On the efficient computation of Fourier coefficients of eta-quotients
Adrian Barquero-Sanchez, Juan Pablo De Rasis, Nicolás Sirolli, Jean Carlos Villegas-Morales
TL;DR
The work studies Fourier coefficients of negative-weight eta-quotients via HRR-type series and establishes that the HRR coefficients $A_k(n)$ can be expressed as twisted Kloosterman sums, enabling efficient computation. It generalizes Lehmer’s prime-power multiplicativity to general $k$ and provides an explicit error bound for truncating the HRR series, making exact computation feasible. An algorithm is developed combining multiplicativity, Kloosterman sums, and explicit bounds, with examples demonstrating substantial speedups over direct summation. These results enhance practical computation of eta-quotient coefficients and illuminate their arithmetic structure through twisted sums and Dedekind-sum identities.
Abstract
The Fourier coefficients of a negative weight eta-quotient, in many particular cases, and after Sussman in general, are known to be expressible by Hardy-Ramanujan-Rademacher type series.
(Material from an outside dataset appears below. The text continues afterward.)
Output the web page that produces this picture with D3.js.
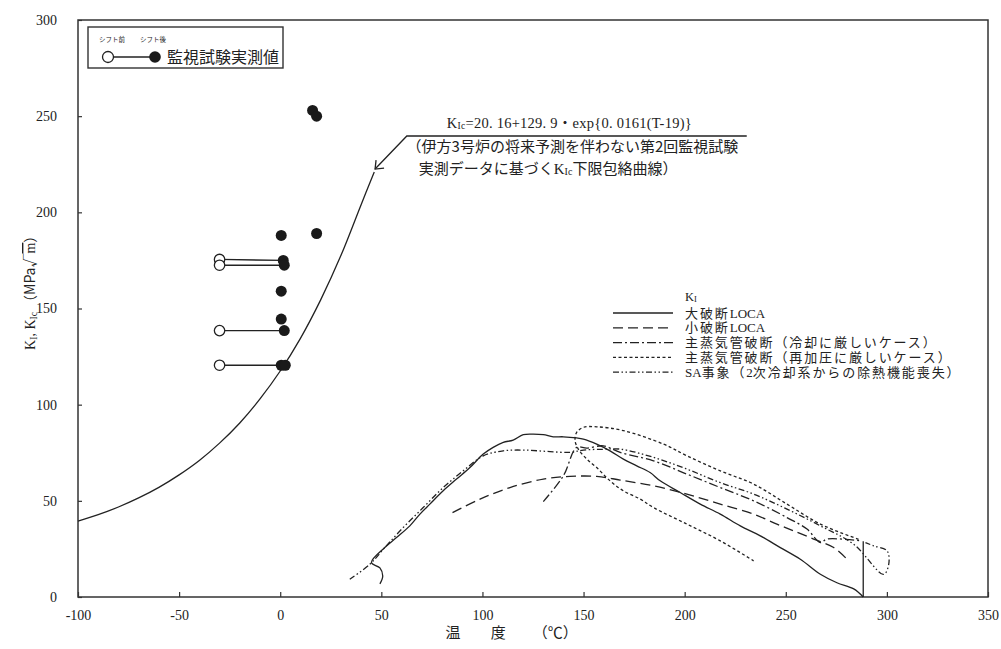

We show that the central terms of the coefficients of these series can be efficiently computed, showing that they can be expressed in terms of twisted Kloosterman sums, and that they satisfy multiplicativity relations; this extends the results from Lehmer for the partition function. We also give explicit bounds for the tails of these series, needed for effectively computing the aforementioned Fourier coefficients.